Aquí, por ejemplo, en Barcelona, en los principales núcleos del transporte, ya sean aeropuertos, estaciones, paradas, ya sea donde la política quiera que sea, ya sea donde los
turistas vayan, existe la perniciosa y culta manía de traducir todos los paneles informativos a los tres idiomas elementales –llamémoslos así, qué más da...- que son, a saber, catalán, castellano e inglés: en catalán por estar en un país llamado Catalunya, castellano por pertenecer a un estado –España- que antes hubo centralizado sus máximos poderes en Castilla –el Reinado-, y el inglés porque es, como se dice vulgarmente, el idioma universal de la globalización social y económica. Aparentemente es lógico. Digo aparentemente porque, si cogemos una estadística de, por ejemplo, la procedencia de los viajeros turísticos hospedados en hoteles catalanes, los ingleses no aparecen hasta la novena fila y los estadounidenses, hasta la decimoquinta. De hecho, si obedeciéramos a esta estadística –publicada por el IDESCAT- la lengua que debería compartir paneles con el catalán y castellano sería el alemán o, en su defecto, el neerlandés y el francés (todos ellos idiomas oficiales en Bélgica, nuestros segundos máximos visitantes).
Pero no sería correcto dejar fuera el inglés. Elevado a la cumbre del idioma universal, alabado por la economía, por la política industrial decimonónica, engrandecido por la desparpajada globalización social, se encumbró durante la segunda mitad del siglo veinte y ha sitiado su mandato como el lenguaje del dinero y de la comunicación universal hasta nuestros oscuros días, fue y es la palabra de la música moderna. Pero donde más poder posee la lengua es en su literatura; es, pues, la lengua de Shakespeare, la lengua de Poe, la lengua de Keats, la lengua de Woolf, la lengua de Elliot, la de Dickens, la de Wilde, la de Byron, la de Hemingway, la no-lengua de Nabokov; los poetas, los dramaturgos, los escritores son quienes potencian desde la raíz la lengua y, por tanto, la comunicación, el pensamiento, el desarrollo social.

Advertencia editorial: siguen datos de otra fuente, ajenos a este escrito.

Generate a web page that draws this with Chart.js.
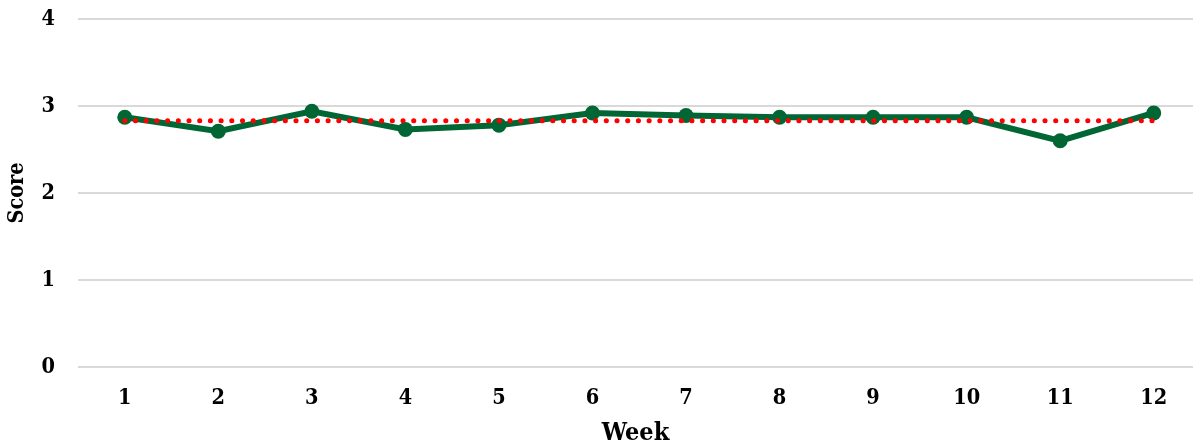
<!DOCTYPE html>
<html>
<head>
<meta charset="utf-8">
<script src="https://cdn.jsdelivr.net/npm/chart.js@4/dist/chart.umd.min.js"></script>
<style>
html,body{margin:0;padding:0;background:#fff;}
#wrap{width:1193px;height:448px;}
</style>
</head>
<body>
<div id="wrap"><canvas id="c" width="1193" height="448"></canvas></div>
<script>
const weeks = [1,2,3,4,5,6,7,8,9,10,11,12];
const scores = [2.87,2.71,2.94,2.73,2.78,2.92,2.89,2.87,2.87,2.87,2.60,2.92];
const average = [2.83,2.83,2.83,2.83,2.83,2.83,2.83,2.83,2.83,2.83,2.83,2.83];
const yTicks = [0,1,2,3,4];

const fontFam = "'DejaVu Serif Condensed', 'DejaVu Serif', serif";

new Chart(document.getElementById('c'), {
  type: 'line',
  data: {
    datasets: [
      {
        label: 'Average',
        data: weeks.map((w,i)=>({x:w,y:average[i]})),
        borderColor: '#FF0000',
        borderWidth: 5,
        borderDash: [0.1, 10.6],
        borderCapStyle: 'round',
        pointRadius: 0,
        fill: false,
        order: 0
      },
      {
        label: 'Score',
        data: weeks.map((w,i)=>({x:w,y:scores[i]})),
        borderColor: '#006633',
        backgroundColor: '#006633',
        borderWidth: 6,
        pointRadius: 7.5,
        pointBackgroundColor: '#006633',
        pointBorderWidth: 0,
        fill: false,
        order: 1
      }
    ]
  },
  options: {
    responsive: false,
    animation: false,
    layout: { autoPadding: false, padding: { top: 0, right: 0, bottom: 0, left: 0 } },
    plugins: { legend: { display: false }, tooltip: { enabled: false } },
    scales: {
      x: {
        type: 'linear',
        min: 0.5,
        max: 12.42,
        afterBuildTicks: (ax) => { ax.ticks = weeks.map(v => ({ value: v })); },
        afterFit: (ax) => { ax.height = 81; ax.paddingLeft = 0; ax.paddingRight = 0; },
        grid: { display: false, drawTicks: false },
        border: { display: false },
        ticks: {
          padding: 19,
          color: '#000',
          font: { family: fontFam, size: 21.5, weight: 'bold' },
          callback: (v) => String(v)
        },
        title: {
          display: true,
          text: 'Week',
          color: '#000',
          padding: { top: 0, bottom: 0 },
          font: { family: fontFam, size: 25, weight: 'bold' }
        }
      },
      y: {
        min: 0,
        max: 4,
        afterBuildTicks: (ax) => { ax.ticks = yTicks.map(v => ({ value: v })); },
        afterFit: (ax) => { ax.width = 78; ax.paddingTop = 19; ax.paddingBottom = 0; },
        grid: { color: '#d9d9d9', lineWidth: 2, drawTicks: false },
        border: { display: false },
        ticks: {
          padding: 23,
          color: '#000',
          font: { family: fontFam, size: 21.5, weight: 'bold' }
        },
        title: {
          display: true,
          text: 'Score',
          color: '#000',
          padding: { top: 5, bottom: 0 },
          font: { family: fontFam, size: 21.5, weight: 'bold' }
        }
      }
    }
  }
});
</script>
</body>
</html>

El caso es, sin embargo, que a veces la literatura no anda por el medio. Volvamos a los aeropuertos de Barcelona, a sus estaciones de tren: Vestíbulo, brinda un cartel para que, justo debajo, brille con la misma intensidad la palabra Vestíbul en cuyo margen inferior, a su vez, finaliza el escrito Hall; justo a su izquierda, en un panel estrictamente separado por una raya vertical blanca, se lee: Autobús, abajo, Autobús, en catalán, y abajo, Bus, en aparente inglés; pero más a la izquierda: Taxi, en la lengua de Cervantes, Taxi, en la de Ramon Llull, y Taxi, en la versión shakesperiana. ¿Por qué esta innecesaria aclaración? Por la corrección política y el punitivo gestor lingüístico. Si los escritores forman (como la forman) la lengua que hablan los ciudadanos, me parece que ya es mucho el tiempo que resta huérfana la literatura.